▼▼▼

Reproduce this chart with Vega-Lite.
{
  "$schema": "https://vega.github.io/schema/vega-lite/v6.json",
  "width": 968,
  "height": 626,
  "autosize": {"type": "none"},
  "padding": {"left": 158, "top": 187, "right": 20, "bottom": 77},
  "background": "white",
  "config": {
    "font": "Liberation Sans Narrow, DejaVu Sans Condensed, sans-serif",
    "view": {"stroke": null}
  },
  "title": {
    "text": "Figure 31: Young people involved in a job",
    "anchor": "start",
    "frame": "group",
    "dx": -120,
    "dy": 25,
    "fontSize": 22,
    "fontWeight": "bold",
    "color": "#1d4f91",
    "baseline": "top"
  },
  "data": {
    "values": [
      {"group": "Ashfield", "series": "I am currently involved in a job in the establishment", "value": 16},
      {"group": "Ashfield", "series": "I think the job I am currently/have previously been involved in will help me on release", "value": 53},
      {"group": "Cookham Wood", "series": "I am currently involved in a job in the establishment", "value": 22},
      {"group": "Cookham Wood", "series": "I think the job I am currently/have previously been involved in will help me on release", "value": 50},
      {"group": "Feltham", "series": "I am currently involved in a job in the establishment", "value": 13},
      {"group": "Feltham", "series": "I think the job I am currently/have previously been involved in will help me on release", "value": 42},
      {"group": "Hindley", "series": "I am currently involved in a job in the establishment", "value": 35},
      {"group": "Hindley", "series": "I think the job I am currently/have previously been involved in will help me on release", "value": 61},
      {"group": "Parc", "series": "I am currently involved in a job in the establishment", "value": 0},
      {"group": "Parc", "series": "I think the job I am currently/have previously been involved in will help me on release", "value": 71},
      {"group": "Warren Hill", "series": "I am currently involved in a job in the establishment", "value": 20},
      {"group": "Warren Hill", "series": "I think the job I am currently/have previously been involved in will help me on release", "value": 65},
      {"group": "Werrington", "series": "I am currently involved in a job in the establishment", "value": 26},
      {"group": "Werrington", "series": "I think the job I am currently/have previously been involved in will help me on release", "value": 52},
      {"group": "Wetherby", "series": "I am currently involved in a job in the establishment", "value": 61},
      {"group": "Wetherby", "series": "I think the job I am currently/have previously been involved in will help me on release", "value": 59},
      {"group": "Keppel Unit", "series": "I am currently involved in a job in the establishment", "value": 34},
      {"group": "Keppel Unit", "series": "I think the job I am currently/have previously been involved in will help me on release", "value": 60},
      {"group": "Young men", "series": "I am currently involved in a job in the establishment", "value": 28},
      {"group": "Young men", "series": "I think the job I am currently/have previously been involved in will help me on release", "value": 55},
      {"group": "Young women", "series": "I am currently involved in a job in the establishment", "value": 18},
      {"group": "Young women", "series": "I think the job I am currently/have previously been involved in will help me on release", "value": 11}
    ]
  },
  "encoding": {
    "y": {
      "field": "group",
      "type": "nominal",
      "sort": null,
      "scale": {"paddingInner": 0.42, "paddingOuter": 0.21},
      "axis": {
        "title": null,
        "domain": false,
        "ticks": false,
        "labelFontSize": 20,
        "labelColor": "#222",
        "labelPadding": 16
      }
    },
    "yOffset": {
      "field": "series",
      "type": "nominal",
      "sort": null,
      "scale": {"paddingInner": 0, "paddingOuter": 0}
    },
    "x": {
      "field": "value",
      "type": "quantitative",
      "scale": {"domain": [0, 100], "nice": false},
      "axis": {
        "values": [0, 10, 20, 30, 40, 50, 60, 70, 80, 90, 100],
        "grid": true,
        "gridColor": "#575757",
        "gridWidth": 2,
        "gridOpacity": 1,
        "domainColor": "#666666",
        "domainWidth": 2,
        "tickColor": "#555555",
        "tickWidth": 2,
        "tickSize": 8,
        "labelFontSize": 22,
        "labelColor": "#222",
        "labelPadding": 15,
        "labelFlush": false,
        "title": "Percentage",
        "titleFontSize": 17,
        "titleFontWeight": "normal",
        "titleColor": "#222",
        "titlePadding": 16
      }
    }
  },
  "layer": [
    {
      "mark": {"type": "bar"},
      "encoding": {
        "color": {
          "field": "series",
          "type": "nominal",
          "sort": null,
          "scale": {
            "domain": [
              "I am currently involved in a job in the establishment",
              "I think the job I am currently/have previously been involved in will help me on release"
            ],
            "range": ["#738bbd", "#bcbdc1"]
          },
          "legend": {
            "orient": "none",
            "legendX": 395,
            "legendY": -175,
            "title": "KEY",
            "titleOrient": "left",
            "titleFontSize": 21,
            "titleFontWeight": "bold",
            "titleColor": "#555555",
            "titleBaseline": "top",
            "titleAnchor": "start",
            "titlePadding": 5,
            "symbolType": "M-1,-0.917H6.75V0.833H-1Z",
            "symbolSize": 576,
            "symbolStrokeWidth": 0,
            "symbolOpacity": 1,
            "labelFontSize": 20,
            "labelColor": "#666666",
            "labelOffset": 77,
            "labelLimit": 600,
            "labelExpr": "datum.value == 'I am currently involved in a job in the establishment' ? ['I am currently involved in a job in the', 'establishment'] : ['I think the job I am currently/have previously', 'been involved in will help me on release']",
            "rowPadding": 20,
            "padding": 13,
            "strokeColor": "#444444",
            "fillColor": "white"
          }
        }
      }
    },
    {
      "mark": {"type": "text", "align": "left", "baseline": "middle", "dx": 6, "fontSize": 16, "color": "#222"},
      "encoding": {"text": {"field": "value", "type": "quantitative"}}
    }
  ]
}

▲▲▲

PROBLEM DETAILS »
Word for word, quote all of the data above.

FINAL ANSWER »
Reproduce this chart with Vega-Lite.
{
  "$schema": "https://vega.github.io/schema/vega-lite/v6.json",
  "width": 968,
  "height": 626,
  "autosize": {"type": "none"},
  "padding": {"left": 158, "top": 187, "right": 20, "bottom": 77},
  "background": "white",
  "config": {
    "font": "Liberation Sans Narrow, DejaVu Sans Condensed, sans-serif",
    "view": {"stroke": null}
  },
  "title": {
    "text": "Figure 31: Young people involved in a job",
    "anchor": "start",
    "frame": "group",
    "dx": -120,
    "dy": 25,
    "fontSize": 22,
    "fontWeight": "bold",
    "color": "#1d4f91",
    "baseline": "top"
  },
  "data": {
    "values": [
      {"group": "Ashfield", "series": "I am currently involved in a job in the establishment", "value": 16},
      {"group": "Ashfield", "series": "I think the job I am currently/have previously been involved in will help me on release", "value": 53},
      {"group": "Cookham Wood", "series": "I am currently involved in a job in the establishment", "value": 22},
      {"group": "Cookham Wood", "series": "I think the job I am currently/have previously been involved in will help me on release", "value": 50},
      {"group": "Feltham", "series": "I am currently involved in a job in the establishment", "value": 13},
      {"group": "Feltham", "series": "I think the job I am currently/have previously been involved in will help me on release", "value": 42},
      {"group": "Hindley", "series": "I am currently involved in a job in the establishment", "value": 35},
      {"group": "Hindley", "series": "I think the job I am currently/have previously been involved in will help me on release", "value": 61},
      {"group": "Parc", "series": "I am currently involved in a job in the establishment", "value": 0},
      {"group": "Parc", "series": "I think the job I am currently/have previously been involved in will help me on release", "value": 71},
      {"group": "Warren Hill", "series": "I am currently involved in a job in the establishment", "value": 20},
      {"group": "Warren Hill", "series": "I think the job I am currently/have previously been involved in will help me on release", "value": 65},
      {"group": "Werrington", "series": "I am currently involved in a job in the establishment", "value": 26},
      {"group": "Werrington", "series": "I think the job I am currently/have previously been involved in will help me on release", "value": 52},
      {"group": "Wetherby", "series": "I am currently involved in a job in the establishment", "value": 61},
      {"group": "Wetherby", "series": "I think the job I am currently/have previously been involved in will help me on release", "value": 59},
      {"group": "Keppel Unit", "series": "I am currently involved in a job in the establishment", "value": 34},
      {"group": "Keppel Unit", "series": "I think the job I am currently/have previously been involved in will help me on release", "value": 60},
      {"group": "Young men", "series": "I am currently involved in a job in the establishment", "value": 28},
      {"group": "Young men", "series": "I think the job I am currently/have previously been involved in will help me on release", "value": 55},
      {"group": "Young women", "series": "I am currently involved in a job in the establishment", "value": 18},
      {"group": "Young women", "series": "I think the job I am currently/have previously been involved in will help me on release", "value": 11}
    ]
  },
  "encoding": {
    "y": {
      "field": "group",
      "type": "nominal",
      "sort": null,
      "scale": {"paddingInner": 0.42, "paddingOuter": 0.21},
      "axis": {
        "title": null,
        "domain": false,
        "ticks": false,
        "labelFontSize": 20,
        "labelColor": "#222",
        "labelPadding": 16
      }
    },
    "yOffset": {
      "field": "series",
      "type": "nominal",
      "sort": null,
      "scale": {"paddingInner": 0, "paddingOuter": 0}
    },
    "x": {
      "field": "value",
      "type": "quantitative",
      "scale": {"domain": [0, 100], "nice": false},
      "axis": {
        "values": [0, 10, 20, 30, 40, 50, 60, 70, 80, 90, 100],
        "grid": true,
        "gridColor": "#575757",
        "gridWidth": 2,
        "gridOpacity": 1,
        "domainColor": "#666666",
        "domainWidth": 2,
        "tickColor": "#555555",
        "tickWidth": 2,
        "tickSize": 8,
        "labelFontSize": 22,
        "labelColor": "#222",
        "labelPadding": 15,
        "labelFlush": false,
        "title": "Percentage",
        "titleFontSize": 17,
        "titleFontWeight": "normal",
        "titleColor": "#222",
        "titlePadding": 16
      }
    }
  },
  "layer": [
    {
      "mark": {"type": "bar"},
      "encoding": {
        "color": {
          "field": "series",
          "type": "nominal",
          "sort": null,
          "scale": {
            "domain": [
              "I am currently involved in a job in the establishment",
              "I think the job I am currently/have previously been involved in will help me on release"
            ],
            "range": ["#738bbd", "#bcbdc1"]
          },
          "legend": {
            "orient": "none",
            "legendX": 395,
            "legendY": -175,
            "title": "KEY",
            "titleOrient": "left",
            "titleFontSize": 21,
            "titleFontWeight": "bold",
            "titleColor": "#555555",
            "titleBaseline": "top",
            "titleAnchor": "start",
            "titlePadding": 5,
            "symbolType": "M-1,-0.917H6.75V0.833H-1Z",
            "symbolSize": 576,
            "symbolStrokeWidth": 0,
            "symbolOpacity": 1,
            "labelFontSize": 20,
            "labelColor": "#666666",
            "labelOffset": 77,
            "labelLimit": 600,
            "labelExpr": "datum.value == 'I am currently involved in a job in the establishment' ? ['I am currently involved in a job in the', 'establishment'] : ['I think the job I am currently/have previously', 'been involved in will help me on release']",
            "rowPadding": 20,
            "padding": 13,
            "strokeColor": "#444444",
            "fillColor": "white"
          }
        }
      }
    },
    {
      "mark": {"type": "text", "align": "left", "baseline": "middle", "dx": 6, "fontSize": 16, "color": "#222"},
      "encoding": {"text": {"field": "value", "type": "quantitative"}}
    }
  ]
}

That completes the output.